--- Start ---

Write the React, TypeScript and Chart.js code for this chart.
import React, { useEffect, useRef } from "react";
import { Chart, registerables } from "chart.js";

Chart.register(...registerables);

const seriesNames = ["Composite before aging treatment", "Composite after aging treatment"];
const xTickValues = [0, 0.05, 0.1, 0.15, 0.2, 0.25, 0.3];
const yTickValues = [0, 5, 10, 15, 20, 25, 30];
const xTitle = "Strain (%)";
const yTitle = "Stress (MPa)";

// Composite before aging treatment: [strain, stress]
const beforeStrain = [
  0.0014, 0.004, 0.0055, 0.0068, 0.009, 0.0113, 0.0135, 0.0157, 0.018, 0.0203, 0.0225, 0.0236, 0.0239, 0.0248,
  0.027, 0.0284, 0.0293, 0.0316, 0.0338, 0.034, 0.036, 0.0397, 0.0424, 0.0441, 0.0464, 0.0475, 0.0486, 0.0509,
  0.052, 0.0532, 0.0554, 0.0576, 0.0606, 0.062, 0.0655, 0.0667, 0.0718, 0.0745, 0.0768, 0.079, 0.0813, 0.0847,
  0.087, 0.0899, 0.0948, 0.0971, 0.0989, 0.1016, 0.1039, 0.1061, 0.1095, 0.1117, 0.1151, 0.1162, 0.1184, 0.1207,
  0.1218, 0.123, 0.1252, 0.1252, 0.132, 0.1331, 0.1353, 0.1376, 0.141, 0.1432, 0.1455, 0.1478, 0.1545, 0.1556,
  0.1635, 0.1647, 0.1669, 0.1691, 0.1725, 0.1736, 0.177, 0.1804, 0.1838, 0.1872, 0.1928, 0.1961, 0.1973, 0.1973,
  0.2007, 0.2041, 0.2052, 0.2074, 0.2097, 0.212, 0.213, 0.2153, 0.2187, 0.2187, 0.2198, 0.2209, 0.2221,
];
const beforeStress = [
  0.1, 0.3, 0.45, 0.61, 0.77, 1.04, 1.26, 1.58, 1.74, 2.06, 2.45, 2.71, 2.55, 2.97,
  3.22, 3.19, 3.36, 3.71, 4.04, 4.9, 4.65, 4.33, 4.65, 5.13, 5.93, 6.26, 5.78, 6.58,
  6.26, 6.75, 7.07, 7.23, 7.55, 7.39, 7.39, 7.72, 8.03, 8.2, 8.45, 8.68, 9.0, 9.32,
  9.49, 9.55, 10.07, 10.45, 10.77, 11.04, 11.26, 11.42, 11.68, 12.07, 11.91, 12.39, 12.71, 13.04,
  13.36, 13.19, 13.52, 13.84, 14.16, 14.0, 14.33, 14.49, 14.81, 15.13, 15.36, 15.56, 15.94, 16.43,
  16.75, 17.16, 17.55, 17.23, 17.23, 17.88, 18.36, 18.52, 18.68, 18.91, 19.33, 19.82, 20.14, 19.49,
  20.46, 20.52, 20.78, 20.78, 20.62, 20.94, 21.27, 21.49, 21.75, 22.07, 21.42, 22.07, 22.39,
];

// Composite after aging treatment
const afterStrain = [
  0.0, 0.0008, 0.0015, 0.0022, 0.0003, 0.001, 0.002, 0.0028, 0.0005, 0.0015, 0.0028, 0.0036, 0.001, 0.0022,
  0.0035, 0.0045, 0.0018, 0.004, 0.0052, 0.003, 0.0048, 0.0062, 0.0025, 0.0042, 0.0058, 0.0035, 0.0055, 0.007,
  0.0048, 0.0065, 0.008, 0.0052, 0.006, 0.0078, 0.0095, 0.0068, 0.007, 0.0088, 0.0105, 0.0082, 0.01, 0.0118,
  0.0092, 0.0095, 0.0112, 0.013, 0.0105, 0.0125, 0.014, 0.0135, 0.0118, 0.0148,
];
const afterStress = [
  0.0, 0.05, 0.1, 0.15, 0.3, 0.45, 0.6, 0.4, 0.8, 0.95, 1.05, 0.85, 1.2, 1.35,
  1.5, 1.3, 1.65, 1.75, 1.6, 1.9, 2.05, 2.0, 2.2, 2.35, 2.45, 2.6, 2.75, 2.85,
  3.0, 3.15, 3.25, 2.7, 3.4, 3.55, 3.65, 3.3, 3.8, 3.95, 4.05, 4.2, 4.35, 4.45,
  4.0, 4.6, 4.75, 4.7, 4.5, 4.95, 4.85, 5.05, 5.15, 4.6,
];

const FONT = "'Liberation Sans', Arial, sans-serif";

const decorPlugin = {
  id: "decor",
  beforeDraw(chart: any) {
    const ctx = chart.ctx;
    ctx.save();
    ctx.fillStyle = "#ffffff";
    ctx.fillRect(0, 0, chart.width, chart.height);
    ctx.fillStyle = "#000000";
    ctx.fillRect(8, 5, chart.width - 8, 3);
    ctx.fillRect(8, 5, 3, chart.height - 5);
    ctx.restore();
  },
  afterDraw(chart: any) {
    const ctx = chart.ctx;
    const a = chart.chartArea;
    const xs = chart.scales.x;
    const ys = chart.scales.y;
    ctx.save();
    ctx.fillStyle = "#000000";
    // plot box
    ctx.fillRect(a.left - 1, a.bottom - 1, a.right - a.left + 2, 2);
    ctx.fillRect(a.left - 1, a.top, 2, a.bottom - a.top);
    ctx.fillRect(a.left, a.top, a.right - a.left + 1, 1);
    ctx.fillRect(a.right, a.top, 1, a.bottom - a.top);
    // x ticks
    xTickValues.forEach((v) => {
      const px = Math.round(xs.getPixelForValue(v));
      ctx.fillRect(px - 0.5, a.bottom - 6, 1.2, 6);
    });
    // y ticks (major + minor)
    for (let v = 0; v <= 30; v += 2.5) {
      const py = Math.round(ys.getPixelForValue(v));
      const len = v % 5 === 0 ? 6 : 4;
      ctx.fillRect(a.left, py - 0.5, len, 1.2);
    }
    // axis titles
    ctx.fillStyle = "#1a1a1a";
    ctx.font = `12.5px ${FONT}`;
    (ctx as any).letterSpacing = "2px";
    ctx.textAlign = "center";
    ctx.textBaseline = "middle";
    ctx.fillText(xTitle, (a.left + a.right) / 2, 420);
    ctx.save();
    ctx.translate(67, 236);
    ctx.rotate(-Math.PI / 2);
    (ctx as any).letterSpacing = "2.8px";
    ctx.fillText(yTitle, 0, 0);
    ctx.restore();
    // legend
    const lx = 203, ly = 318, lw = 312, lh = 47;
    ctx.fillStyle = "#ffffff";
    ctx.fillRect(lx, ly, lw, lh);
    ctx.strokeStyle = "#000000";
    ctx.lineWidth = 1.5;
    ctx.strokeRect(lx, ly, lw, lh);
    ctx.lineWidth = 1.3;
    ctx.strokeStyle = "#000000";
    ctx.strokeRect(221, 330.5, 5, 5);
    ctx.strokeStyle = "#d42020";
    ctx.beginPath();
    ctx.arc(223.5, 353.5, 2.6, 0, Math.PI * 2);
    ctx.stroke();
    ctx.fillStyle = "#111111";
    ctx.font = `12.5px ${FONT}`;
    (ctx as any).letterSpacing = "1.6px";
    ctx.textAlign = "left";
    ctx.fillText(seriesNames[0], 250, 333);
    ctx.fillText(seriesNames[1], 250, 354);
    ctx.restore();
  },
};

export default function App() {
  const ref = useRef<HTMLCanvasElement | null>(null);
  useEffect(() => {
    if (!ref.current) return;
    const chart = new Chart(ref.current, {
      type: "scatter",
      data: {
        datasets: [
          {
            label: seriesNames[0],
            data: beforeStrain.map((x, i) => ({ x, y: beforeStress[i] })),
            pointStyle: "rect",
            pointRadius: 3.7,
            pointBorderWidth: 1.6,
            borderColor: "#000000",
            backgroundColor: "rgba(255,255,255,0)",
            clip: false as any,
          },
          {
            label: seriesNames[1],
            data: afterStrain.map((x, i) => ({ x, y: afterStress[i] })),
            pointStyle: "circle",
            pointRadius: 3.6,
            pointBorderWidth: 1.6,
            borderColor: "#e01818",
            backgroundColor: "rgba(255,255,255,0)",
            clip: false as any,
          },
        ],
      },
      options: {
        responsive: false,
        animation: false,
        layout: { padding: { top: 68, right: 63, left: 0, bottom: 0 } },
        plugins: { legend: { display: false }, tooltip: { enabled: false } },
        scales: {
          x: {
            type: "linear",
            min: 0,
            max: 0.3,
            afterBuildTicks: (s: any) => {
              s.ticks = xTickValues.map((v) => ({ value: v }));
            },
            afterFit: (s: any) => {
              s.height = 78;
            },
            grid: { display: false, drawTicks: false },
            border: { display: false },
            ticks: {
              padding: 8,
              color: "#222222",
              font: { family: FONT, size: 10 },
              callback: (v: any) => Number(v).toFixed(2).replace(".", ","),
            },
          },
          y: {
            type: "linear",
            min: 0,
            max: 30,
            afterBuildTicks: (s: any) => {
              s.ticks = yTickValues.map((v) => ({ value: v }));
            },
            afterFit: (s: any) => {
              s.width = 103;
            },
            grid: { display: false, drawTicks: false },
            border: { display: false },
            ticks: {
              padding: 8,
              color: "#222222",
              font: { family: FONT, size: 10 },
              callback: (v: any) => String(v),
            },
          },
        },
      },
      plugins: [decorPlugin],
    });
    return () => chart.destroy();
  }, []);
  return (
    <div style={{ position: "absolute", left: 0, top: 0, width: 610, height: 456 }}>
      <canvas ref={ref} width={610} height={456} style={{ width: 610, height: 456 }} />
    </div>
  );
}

--- End ---
--- Start ---

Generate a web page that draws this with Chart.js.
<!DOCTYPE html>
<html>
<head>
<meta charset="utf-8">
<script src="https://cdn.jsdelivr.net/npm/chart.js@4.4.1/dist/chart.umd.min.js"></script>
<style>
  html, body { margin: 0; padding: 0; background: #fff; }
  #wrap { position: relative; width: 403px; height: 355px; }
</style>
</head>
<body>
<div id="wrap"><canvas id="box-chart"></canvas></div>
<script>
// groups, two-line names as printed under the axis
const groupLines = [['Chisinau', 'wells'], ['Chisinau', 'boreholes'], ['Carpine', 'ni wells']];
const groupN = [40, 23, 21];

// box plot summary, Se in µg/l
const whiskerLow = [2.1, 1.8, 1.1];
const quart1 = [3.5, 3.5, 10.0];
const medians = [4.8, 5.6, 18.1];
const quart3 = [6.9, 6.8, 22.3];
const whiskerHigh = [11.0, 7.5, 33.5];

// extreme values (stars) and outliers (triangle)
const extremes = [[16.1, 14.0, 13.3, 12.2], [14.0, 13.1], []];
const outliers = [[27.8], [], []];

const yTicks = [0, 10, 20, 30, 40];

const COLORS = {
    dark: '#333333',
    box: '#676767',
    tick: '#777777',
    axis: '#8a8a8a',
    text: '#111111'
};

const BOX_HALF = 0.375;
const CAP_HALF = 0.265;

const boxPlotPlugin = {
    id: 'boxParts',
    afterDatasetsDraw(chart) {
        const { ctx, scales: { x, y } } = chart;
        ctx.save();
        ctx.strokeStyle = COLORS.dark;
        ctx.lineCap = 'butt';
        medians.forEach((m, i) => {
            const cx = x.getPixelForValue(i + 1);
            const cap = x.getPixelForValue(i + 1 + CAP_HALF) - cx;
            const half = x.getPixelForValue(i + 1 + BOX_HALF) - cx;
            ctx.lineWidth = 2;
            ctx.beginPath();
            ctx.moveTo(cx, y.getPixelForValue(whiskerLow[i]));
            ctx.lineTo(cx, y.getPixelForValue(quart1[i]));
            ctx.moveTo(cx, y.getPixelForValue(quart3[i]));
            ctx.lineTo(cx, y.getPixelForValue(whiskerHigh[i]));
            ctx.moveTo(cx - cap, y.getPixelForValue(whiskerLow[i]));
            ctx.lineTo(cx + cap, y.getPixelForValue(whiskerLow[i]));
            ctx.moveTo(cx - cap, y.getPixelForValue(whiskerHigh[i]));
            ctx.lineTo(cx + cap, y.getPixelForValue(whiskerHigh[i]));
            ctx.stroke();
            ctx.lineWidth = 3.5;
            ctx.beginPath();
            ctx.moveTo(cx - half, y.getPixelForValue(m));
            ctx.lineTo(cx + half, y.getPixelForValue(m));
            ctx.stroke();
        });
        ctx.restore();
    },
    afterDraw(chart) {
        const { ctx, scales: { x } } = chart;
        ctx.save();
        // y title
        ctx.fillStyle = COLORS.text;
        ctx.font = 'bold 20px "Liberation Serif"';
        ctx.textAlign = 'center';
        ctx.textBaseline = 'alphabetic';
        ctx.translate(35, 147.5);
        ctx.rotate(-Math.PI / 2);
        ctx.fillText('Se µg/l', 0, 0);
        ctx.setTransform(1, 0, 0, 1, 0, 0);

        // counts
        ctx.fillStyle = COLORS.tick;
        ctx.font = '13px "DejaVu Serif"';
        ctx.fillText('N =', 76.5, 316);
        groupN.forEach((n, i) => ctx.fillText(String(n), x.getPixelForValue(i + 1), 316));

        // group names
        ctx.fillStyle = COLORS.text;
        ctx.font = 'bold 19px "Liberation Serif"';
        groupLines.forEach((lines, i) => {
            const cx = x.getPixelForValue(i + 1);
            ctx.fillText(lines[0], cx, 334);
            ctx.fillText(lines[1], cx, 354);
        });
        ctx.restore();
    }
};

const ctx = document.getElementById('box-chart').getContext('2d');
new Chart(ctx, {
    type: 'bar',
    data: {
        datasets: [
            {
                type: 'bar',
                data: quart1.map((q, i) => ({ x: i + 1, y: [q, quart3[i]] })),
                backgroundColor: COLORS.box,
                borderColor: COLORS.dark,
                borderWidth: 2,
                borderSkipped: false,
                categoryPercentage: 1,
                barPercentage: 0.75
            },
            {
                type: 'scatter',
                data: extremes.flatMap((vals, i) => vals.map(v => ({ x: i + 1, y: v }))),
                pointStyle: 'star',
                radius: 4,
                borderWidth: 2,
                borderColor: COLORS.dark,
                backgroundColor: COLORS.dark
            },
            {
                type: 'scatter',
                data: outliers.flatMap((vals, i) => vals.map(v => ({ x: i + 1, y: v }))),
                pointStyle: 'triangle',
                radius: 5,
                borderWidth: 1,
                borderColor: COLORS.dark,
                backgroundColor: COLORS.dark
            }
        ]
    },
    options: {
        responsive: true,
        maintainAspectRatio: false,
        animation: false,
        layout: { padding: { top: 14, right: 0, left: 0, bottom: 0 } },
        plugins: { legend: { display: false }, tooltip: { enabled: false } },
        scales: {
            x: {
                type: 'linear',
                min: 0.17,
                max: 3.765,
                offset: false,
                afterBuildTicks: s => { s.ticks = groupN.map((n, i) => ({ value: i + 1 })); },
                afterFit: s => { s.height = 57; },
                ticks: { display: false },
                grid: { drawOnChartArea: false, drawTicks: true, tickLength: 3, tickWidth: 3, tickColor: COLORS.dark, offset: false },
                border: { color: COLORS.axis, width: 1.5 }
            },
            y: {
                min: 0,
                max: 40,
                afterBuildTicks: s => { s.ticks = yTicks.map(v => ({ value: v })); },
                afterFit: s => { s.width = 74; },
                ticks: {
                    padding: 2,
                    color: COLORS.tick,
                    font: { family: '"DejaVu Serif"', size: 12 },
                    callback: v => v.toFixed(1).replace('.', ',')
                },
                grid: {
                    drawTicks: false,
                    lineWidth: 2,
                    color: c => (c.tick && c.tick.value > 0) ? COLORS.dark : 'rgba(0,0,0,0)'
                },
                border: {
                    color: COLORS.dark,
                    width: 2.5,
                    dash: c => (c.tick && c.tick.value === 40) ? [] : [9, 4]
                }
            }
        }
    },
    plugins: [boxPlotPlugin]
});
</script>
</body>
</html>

--- End ---

> Written exercise
Above are the entries. Output exactly the lines beginning with the line that has "Write the React, TypeScript" and ending with the line that has "Chart.register(...registerables);".

> Expected output
Write the React, TypeScript and Chart.js code for this chart.
import React, { useEffect, useRef } from "react";
import { Chart, registerables } from "chart.js";

Chart.register(...registerables);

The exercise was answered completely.